Kızılderili kovalayan kovboy filmlerindeki sığlığı, Akira’nın usta filmini kopyalayarak gidermeye kalkıyorlardı.
2016 yılında üçüncü kez çektiler. Bu kez ‘Muhteşem yedili’ oldu. Konu, karakterler, mekan, her şey yine kopya idi, yine çalıntıydı. Amerikan kibri ve ruhsuzluğu dışında her şey yani…
Denzel Washington, Chris Pratt, Ethan Hawke gibi oyuncular vardı bu kez.

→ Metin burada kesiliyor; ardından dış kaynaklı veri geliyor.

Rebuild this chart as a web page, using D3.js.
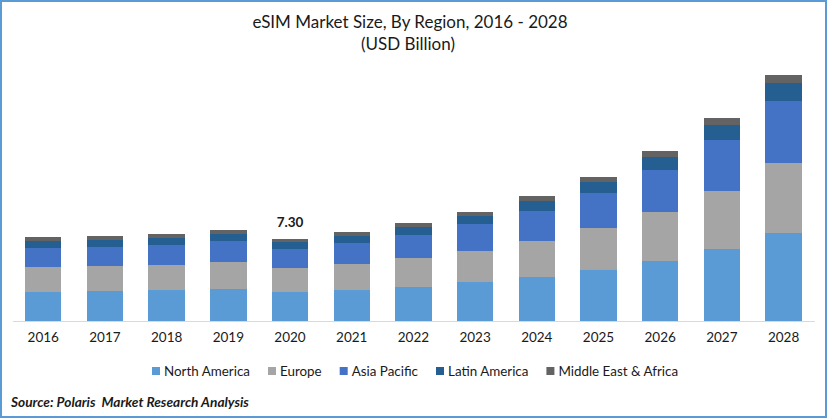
<!DOCTYPE html>
<html>
<head>
<meta charset="utf-8">
<script src="https://cdn.jsdelivr.net/npm/d3@7"></script>
<style>
  html, body { margin: 0; padding: 0; background: #fff; }
  svg { display: block; }
  text { font-family: Lato, "Open Sans", sans-serif; fill: #1a1a1a; }
</style>
</head>
<body>
<svg id="chart" width="827" height="418"></svg>
<script>
const years = ['2016', '2017', '2018', '2019', '2020', '2021', '2022', '2023', '2024', '2025', '2026', '2027', '2028'];
const regions = ['North America', 'Europe', 'Asia Pacific', 'Latin America', 'Middle East & Africa'];
const colors = ['#5b9bd5', '#a5a5a5', '#4472c4', '#255e91', '#636363'];

const northAmerica = [2.58, 2.67, 2.76, 2.85, 2.58, 2.76, 3.03, 3.47, 3.92, 4.54, 5.34, 6.41, 7.83];
const europe = [2.23, 2.23, 2.23, 2.40, 2.14, 2.31, 2.58, 2.76, 3.20, 3.74, 4.36, 5.16, 6.23];
const asiaPacific = [1.69, 1.69, 1.78, 1.87, 1.69, 1.87, 2.05, 2.40, 2.67, 3.12, 3.74, 4.54, 5.52];
const latinAmerica = [0.62, 0.62, 0.62, 0.62, 0.62, 0.62, 0.71, 0.71, 0.89, 0.98, 1.16, 1.34, 1.60];
const middleEastAfrica = [0.36, 0.36, 0.36, 0.36, 0.27, 0.36, 0.36, 0.36, 0.45, 0.45, 0.53, 0.62, 0.71];

const labelYear = '2020';
const labelValue = '7.30';

const svg = d3.select('#chart');
const width = 827;
const height = 418;
const baseline = 321;

// frame
svg.append('rect')
  .attr('x', 1).attr('y', 1)
  .attr('width', width - 2).attr('height', height - 2)
  .attr('fill', '#fff')
  .attr('stroke', '#5b9bd5')
  .attr('stroke-width', 2);

// title
svg.append('text')
  .attr('x', 410).attr('y', 28)
  .attr('text-anchor', 'middle')
  .attr('font-size', 17)
  .text('eSIM Market Size, By Region, 2016 - 2028');
svg.append('text')
  .attr('x', 408).attr('y', 50)
  .attr('text-anchor', 'middle')
  .attr('font-size', 17)
  .text('(USD Billion)');

const rows = years.map((year, i) => ({
  year,
  [regions[0]]: northAmerica[i],
  [regions[1]]: europe[i],
  [regions[2]]: asiaPacific[i],
  [regions[3]]: latinAmerica[i],
  [regions[4]]: middleEastAfrica[i],
}));

const x = d3.scaleBand().domain(years).range([12.4, 814.4]).paddingInner(0.41).paddingOuter(0.205);
const y = d3.scaleLinear().domain([0, 22]).range([baseline, baseline - 22 * 11.233]);
const color = d3.scaleOrdinal().domain(regions).range(colors);

const series = d3.stack().keys(regions)(rows);

svg.append('g')
  .selectAll('g')
  .data(series)
  .enter()
  .append('g')
  .attr('fill', d => color(d.key))
  .selectAll('rect')
  .data(d => d)
  .enter()
  .append('rect')
  .attr('x', d => x(d.data.year))
  .attr('width', x.bandwidth())
  .attr('y', d => y(d[1]))
  .attr('height', d => y(d[0]) - y(d[1]))
  .attr('shape-rendering', 'crispEdges');

// x axis
const axis = svg.append('g')
  .attr('transform', `translate(0, ${baseline})`)
  .call(d3.axisBottom(x).tickSize(0).tickPadding(11));
axis.select('.domain').attr('stroke', '#d9d9d9').attr('stroke-width', 1);
axis.selectAll('text')
  .attr('font-size', 13.5)
  .style('font-family', 'Lato, "Open Sans", sans-serif');

// data label
svg.append('text')
  .attr('x', x(labelYear) + x.bandwidth() / 2)
  .attr('y', y(d3.sum(series, s => s[years.indexOf(labelYear)][1] - s[years.indexOf(labelYear)][0])) - 12)
  .attr('text-anchor', 'middle')
  .attr('font-size', 13.5)
  .attr('font-weight', 700)
  .text(labelValue);

// legend
let legendX = 152;
const legend = svg.append('g').attr('transform', 'translate(0, 371)');
regions.forEach(region => {
  legend.append('rect')
    .attr('x', legendX).attr('y', -4)
    .attr('width', 8).attr('height', 8)
    .attr('fill', color(region));
  const label = legend.append('text')
    .attr('x', legendX + 12).attr('y', 5)
    .attr('font-size', 13.4)
    .text(region);
  legendX += 12 + label.node().getComputedTextLength() + 18;
});

// source
svg.append('text')
  .attr('x', 11).attr('y', 407)
  .attr('font-size', 13.7)
  .attr('font-weight', 700)
  .attr('font-style', 'italic')
  .attr('xml:space', 'preserve')
  .text('Source: Polaris  Market Research Analysis');
</script>
</body>
</html>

Hollywood’un Doğu Asya filmlerinde oynattığı Güney Kore kökenli oyuncular, Kızılderililer bile vardı.
Bakalım Yedi Samuray’dan çalınmış dördüncü çekimi ne zaman izleyeceğiz?
Amerikan sinemasında sayısız çalıntı film sıralanabilir.
Ne yazık ki intihale bizim sinema sektöründe de rastlıyoruz. Yeşilçam zamanında tek tük görülen örneklerin, son yıllarda sıklaştığını görmek, epeyce düşündürücü…
*
Romanda, bilimsel eserde, müzikte, sinemada intihal olur da, dizilerde olmaz mı?
Halen televizyonlarda yayınlanan, yeni bölümleri çekilmeye devam eden bazı diziler için “Kore dizilerinin birebir kopyası” deniyor.
Dahası, bizim “yerli dizi” sandıklarımızın büyük kısmının, Güney Kore, ABD ve Japon dizilerinin kopyası olduğu iddia ediliyor. Bu yazı için biraz araştırmaya kalktım. Şöyle yüzeysel bakışla bile o kadar çok eser hakkında suçlama ile karşılaştım ki! Yazsam hepsini, buradan köye yol olur.
Utandım. Kolay paracılığın Türk sinema ve dizi sektörünü bu kadar yüzeysizleşmesine utandım.
*
Çürümenin sadece bürokraside, şirketlerde, ihalelerde olduğunu sanırdık. Çürümeyen yer kalmamış meğer.
Bu memlekette Kemalist devrimi tamamlama ihtiyacı, sadece yitirilen bağımsızlık, yok edilen tarım, tarikatlara verilen eğitim için değil, sanat için, bilim için, ahlak için, her şey için lazımmış meğer.